UPDATE objects SET category_id = 1 + CAST(random() * ( 999 ) AS INT4);
and then, let's have some fun with delete:
DELETE FROM objects WHERE random() < 0.8;
around 80% of objects got removed.
now, let's see if the calculations it made are correct. to check real counts i will use this query:
SELECT c.id, MIN(object_count), COUNT(o.id) FROM categories c LEFT OUTER JOIN objects o ON c.id = o.category_id GROUP BY c.id HAVING MIN(object_count) <> COUNT(o.id);
if it returns no rows – it means the count in “categories.object_count" is correct.
the problem is that the “on update" trigger as it is here can lead to deadlocks. why? order of updates is not guaranteed, so it's perfectly possible that 2 separate updates will lock the same categories' records but with “wrong" order, like:
- process 1 updates (and locks) category with id = 123;
- process 2 updates (and locks) category with id = 234;
- process 1 waits for lock on category 234
- process 2 waits for lock on category 123
- deadlock
is there any chance to prevent it? sure. let's change the “on update" trigger function to:
CREATE OR REPLACE FUNCTION count_trg_u() RETURNS TRIGGER AS $BODY$ DECLARE BEGIN IF NEW.category_id = OLD.category_id THEN RETURN NEW; END IF; IF NEW.category_id < OLD.category_id THEN UPDATE categories SET object_count = object_count + 1 WHERE id = NEW.category_id; UPDATE categories SET object_count = object_count - 1 WHERE id = OLD.category_id; ELSE UPDATE categories SET object_count = object_count - 1 WHERE id = OLD.category_id; UPDATE categories SET object_count = object_count + 1 WHERE id = NEW.category_id; END IF; RETURN NEW; END; $BODY$ LANGUAGE 'plpgsql';
in this way order of locking is guaranteed – first lock will be to category with smaller id. so the same 2 processes from deadlock above will work like this:
- process 1 updates (and locks) category with id = 123;
- process 2 waits for lock on category 123
- process 1 updates (and locks) category with id = 234;
- process 1 commits transaction (and releases the locks)
- process 2 updates category with id = 123;
- process 2 updates category with id = 234;
- process 1 commits transaction
everybody is happy 🙂
of course some of you might say that such a situation (leading to deadlock) is very rare, or “will never happen to me". yeah. right. think again.
deadlock-proof?
could U explain what is deadlock? ;]
It’s when two things happen (like updates) at the same time and both attempt to work with the same data.

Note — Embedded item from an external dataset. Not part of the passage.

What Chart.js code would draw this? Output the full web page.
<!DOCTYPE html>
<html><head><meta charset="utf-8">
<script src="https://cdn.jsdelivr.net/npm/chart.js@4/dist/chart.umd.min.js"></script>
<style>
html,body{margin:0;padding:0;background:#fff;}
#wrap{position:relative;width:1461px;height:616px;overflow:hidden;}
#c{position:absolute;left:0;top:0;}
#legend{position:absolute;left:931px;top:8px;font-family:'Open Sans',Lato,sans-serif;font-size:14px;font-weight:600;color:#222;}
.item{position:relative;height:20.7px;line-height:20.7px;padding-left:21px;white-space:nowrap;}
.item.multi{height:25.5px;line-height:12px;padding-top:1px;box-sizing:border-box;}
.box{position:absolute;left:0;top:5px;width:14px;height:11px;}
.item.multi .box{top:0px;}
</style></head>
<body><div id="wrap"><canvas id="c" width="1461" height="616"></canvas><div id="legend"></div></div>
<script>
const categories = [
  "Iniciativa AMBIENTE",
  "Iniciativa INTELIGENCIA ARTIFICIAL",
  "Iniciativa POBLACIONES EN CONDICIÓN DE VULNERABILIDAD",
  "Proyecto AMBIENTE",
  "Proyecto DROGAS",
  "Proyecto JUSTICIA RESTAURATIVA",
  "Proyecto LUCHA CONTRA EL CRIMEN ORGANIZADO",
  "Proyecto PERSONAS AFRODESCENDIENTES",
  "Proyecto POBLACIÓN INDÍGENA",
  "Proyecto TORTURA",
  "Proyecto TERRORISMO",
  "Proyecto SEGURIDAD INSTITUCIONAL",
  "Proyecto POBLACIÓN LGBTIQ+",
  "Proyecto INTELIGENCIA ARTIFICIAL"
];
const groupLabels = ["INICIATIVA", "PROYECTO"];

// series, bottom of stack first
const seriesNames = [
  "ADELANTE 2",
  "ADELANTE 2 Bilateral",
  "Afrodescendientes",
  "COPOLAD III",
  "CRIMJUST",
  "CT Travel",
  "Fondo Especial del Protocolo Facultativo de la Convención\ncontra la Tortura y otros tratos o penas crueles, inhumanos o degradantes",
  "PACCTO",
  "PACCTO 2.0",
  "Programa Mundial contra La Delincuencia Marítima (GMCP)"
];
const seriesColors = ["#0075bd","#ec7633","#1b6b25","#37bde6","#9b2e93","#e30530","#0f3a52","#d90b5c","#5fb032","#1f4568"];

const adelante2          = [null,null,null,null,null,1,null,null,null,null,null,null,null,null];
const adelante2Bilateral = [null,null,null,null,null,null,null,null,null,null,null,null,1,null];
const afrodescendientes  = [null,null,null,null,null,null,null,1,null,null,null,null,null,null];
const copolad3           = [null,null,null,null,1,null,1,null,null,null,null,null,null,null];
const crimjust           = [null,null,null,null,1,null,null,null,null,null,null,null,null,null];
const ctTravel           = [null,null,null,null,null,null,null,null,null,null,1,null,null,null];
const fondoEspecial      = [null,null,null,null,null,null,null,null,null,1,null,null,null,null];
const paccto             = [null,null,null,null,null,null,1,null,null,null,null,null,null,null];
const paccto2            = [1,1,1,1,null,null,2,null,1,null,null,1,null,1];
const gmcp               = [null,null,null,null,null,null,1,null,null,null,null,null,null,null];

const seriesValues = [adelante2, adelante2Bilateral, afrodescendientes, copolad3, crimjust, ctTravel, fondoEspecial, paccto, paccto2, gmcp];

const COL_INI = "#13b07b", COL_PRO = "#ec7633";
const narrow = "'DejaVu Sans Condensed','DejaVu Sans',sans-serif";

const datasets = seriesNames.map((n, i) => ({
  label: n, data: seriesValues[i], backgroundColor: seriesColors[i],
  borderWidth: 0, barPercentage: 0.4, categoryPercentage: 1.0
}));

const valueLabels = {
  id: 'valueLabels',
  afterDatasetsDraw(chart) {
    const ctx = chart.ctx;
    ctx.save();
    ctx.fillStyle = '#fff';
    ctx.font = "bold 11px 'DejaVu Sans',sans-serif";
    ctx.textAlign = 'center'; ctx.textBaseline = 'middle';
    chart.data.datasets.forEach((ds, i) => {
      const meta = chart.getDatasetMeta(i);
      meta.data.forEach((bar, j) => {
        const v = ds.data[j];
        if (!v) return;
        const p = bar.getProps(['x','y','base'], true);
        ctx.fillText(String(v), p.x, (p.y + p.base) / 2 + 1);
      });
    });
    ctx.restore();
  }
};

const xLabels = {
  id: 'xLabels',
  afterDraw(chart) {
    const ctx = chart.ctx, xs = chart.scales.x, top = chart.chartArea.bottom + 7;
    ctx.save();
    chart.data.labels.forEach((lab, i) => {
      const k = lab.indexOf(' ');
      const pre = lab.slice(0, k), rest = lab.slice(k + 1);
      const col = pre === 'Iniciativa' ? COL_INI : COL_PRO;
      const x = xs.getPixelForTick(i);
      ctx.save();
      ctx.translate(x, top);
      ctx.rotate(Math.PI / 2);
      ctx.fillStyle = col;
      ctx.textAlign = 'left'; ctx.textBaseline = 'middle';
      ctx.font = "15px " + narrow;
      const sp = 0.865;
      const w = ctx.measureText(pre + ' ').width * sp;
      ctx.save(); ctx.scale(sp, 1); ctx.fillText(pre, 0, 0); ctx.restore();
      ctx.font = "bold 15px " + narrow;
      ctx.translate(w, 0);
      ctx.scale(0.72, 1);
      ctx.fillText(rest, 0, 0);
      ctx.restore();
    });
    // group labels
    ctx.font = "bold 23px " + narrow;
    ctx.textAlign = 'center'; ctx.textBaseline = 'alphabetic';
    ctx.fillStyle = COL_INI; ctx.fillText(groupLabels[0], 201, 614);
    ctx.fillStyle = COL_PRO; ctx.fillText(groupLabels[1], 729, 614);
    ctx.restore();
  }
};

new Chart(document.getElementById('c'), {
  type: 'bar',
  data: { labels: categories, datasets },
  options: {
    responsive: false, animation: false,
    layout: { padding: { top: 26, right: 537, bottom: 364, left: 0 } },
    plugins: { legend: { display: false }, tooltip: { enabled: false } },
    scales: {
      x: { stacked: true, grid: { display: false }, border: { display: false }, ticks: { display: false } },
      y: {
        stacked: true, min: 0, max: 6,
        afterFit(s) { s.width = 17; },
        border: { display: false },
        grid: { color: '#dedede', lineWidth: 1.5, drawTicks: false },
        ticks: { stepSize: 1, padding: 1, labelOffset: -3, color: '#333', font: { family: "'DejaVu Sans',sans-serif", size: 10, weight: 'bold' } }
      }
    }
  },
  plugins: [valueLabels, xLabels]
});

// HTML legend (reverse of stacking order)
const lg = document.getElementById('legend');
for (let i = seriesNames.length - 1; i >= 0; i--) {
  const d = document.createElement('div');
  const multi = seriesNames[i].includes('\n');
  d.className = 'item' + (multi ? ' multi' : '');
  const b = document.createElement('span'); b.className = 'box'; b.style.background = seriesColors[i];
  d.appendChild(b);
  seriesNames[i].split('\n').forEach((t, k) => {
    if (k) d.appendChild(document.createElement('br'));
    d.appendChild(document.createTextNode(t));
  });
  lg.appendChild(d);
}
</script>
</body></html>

Everything grinds to a halt.
This is good – I never thought about this happenning with the triggers listed first.
How about locking the two records at the beginning of the update trigger:
SELECT id FROM categories WHERE id IN (OLD.id, NEW.id) FOR UPDATE;
I’m curious whether it locks the two records really the same time, or can I run to deadlock with that?

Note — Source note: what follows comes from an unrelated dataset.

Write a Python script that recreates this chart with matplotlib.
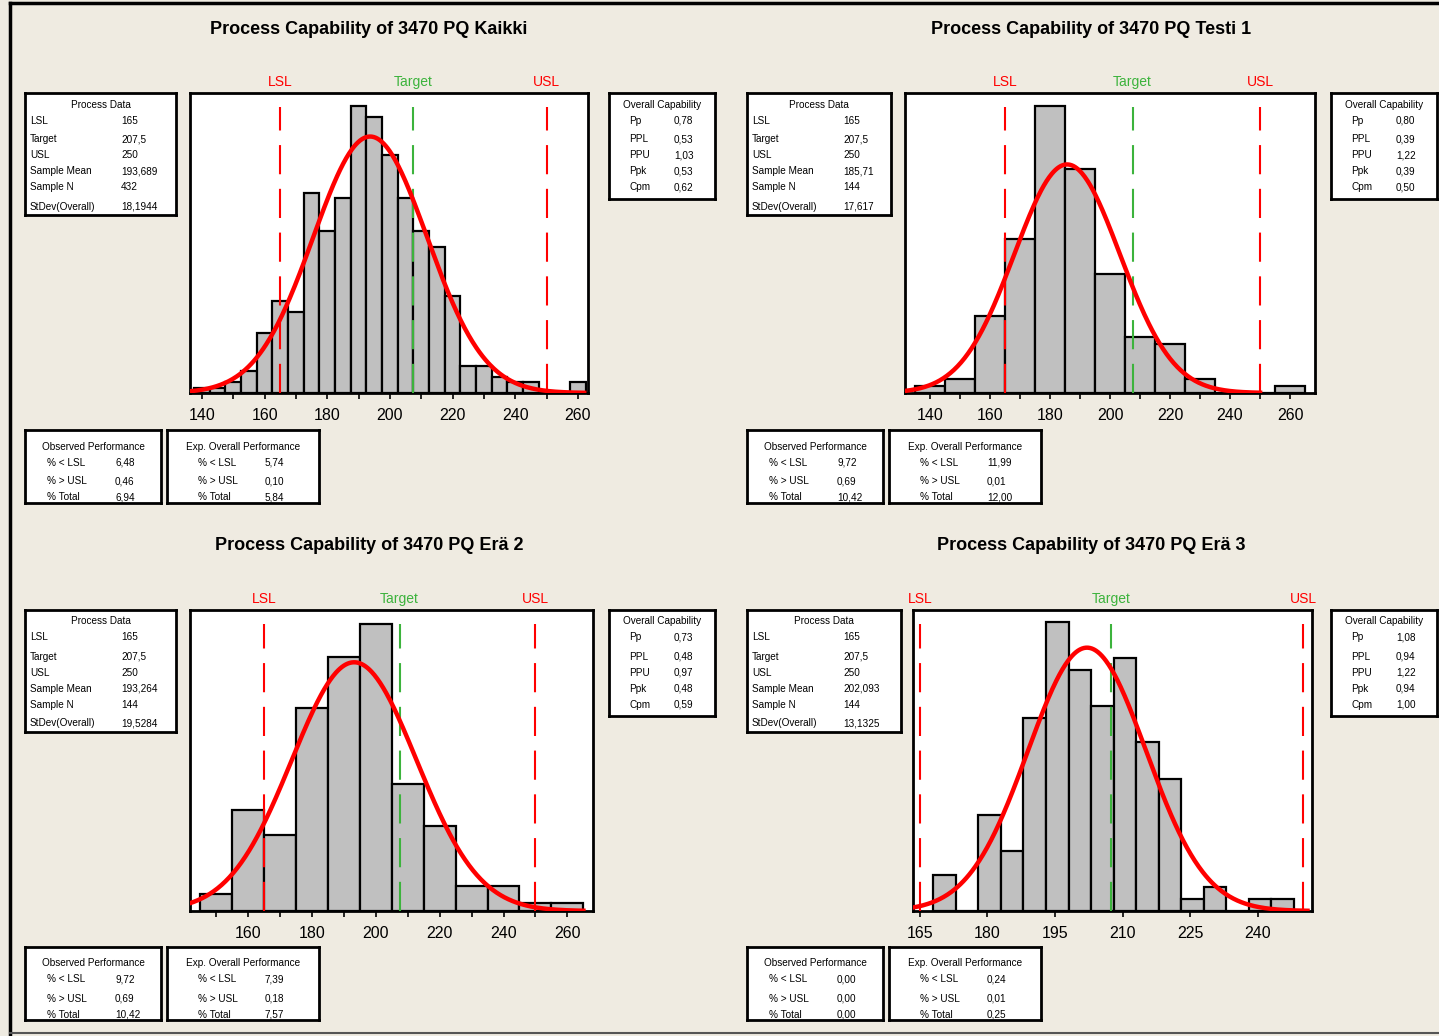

Anyway, thank you for the idea.
Row locks are always acquired one at a time in some order, although which order is not necessarily guaranteed and the time interval between locks might be extremely short.
Two SELECT queries like the one in comment should always lock the rows in the same order, although that order is based on where the data happens to be stored in the table. Most of the time the planner will generate the same execution plan, although in some cases (admittedly cases which don’t usually occur with primary keys or other unique columns) two apparently similar queries can generate radically different plans.

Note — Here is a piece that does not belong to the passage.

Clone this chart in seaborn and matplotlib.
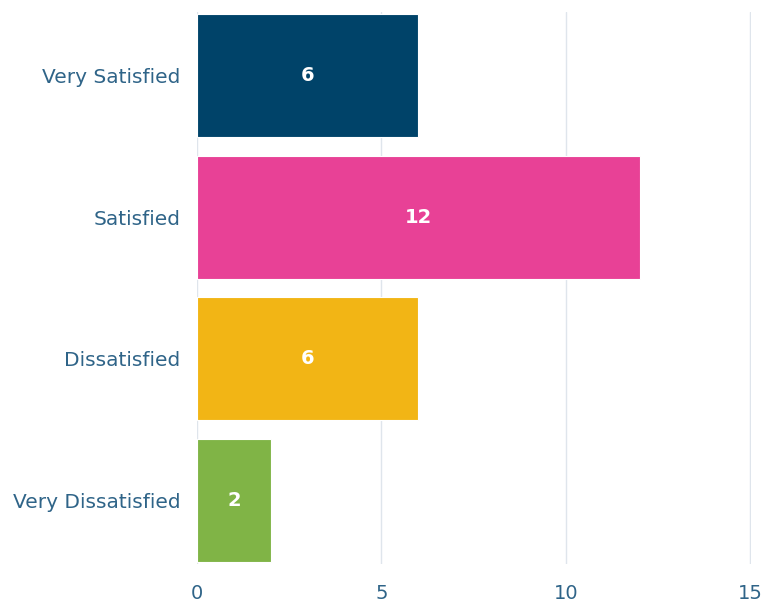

One gotcha is that the locks will interact with rows that are in the index but not necessarily committed or visible to the current transaction. This is how you can get deadlocks from INSERT queries and indexes with UNIQUE constraints.
One thing of note: while that implementation is correct and safe in that no deadlocks will happen, if you have a lot of traffic on your objects table, you may run into the problem of the trigger actions “stacking”. A viable solution is to have all of the trigger actions insert data into some interim table with the update value for the category table (+/- x) and have a separate process that repeatedly sweeps and aggregates those updates to cut down on the number of updates happening on the categories table.